Tuesday was the first time we've heard from her on the bench about the subject -- and she was skeptical of Texas' standing to sue as well but also hinted at some of her thoughts on Roberts.

"Petitioners have pointed out that if, in fact, Congress zeroed this out and -- and made it no longer a tax, they've argued that Congress would have deliberately done something unconstitutional by grounding this language, if, in fact, it has force, assume that, in its commerce power," Barrett said at one point.

The fun addition: "And I -- I'm asking because, you know, there were five justices who thought that, but it wasn't a majority opinion who said it."

Sadly, because the court is currently hearing oral arguments by telephone, we couldn't see the chief justice's reaction.

The plane didn't crash, so what's the issue?

When the law was enacted in 2010, the individual mandate was seen as crucial to bringing healthy people into the individual marketplace to offset the higher costs of sicker enrollees.

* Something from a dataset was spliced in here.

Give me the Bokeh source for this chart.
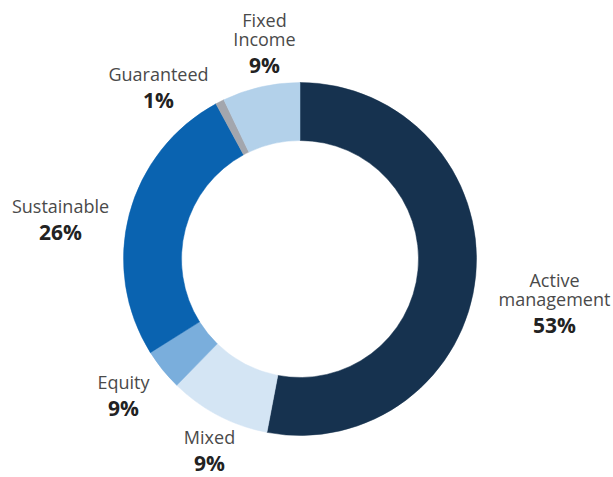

It was the "stick" that would push people to enroll, alongside the "carrots" of premium subsidies that would make coverage more affordable.

The penalty was set at the greater of $695 per adult and $347.50 per child or 2.5% of household income.

From the beginning, however, some health care experts questioned whether the penalty was high enough to compel many consumers to buy insurance. The mandate's effectiveness remains a matter of debate.

A 2017 Congressional Budget Office report, which was frequently cited during the oral arguments, estimated that the number of people with health insurance would decrease by 4 million in 2019 and 13 million in 2027. The individual market would remain stable in almost all parts of the country in the coming decade.

CBO also projected that only a small number of people who enroll in insurance because of the mandate, which was reduced to $0 starting in 2019, would continue to do so only because they wanted to comply with the law.

However, enrollment in Obamacare plans has remained fairly stable. More than 11.4 million people signed up for coverage on the Affordable Care Act exchanges in 2019 and 2020, compared with just under 11.8 million in 2018, the last year the mandate was in effect.

In his questioning, Justice Samuel Alito alluded to the fact that the individual market has held up despite Congress' setting the penalty to $0.

"At the time of the first case, there was strong reason to believe that the individual mandate was like a part in an airplane that was essential to keep the plane flying, so that if that part was taken out the plane would crash," he asked of Jeffrey Wall, the acting solicitor general.

"But now the part has been taken out and the plane has not crashed," Alito added. "So if we were to decide this case the way you advocate, how would we explain why the individual mandate in its present form is essential to the operation of the act?"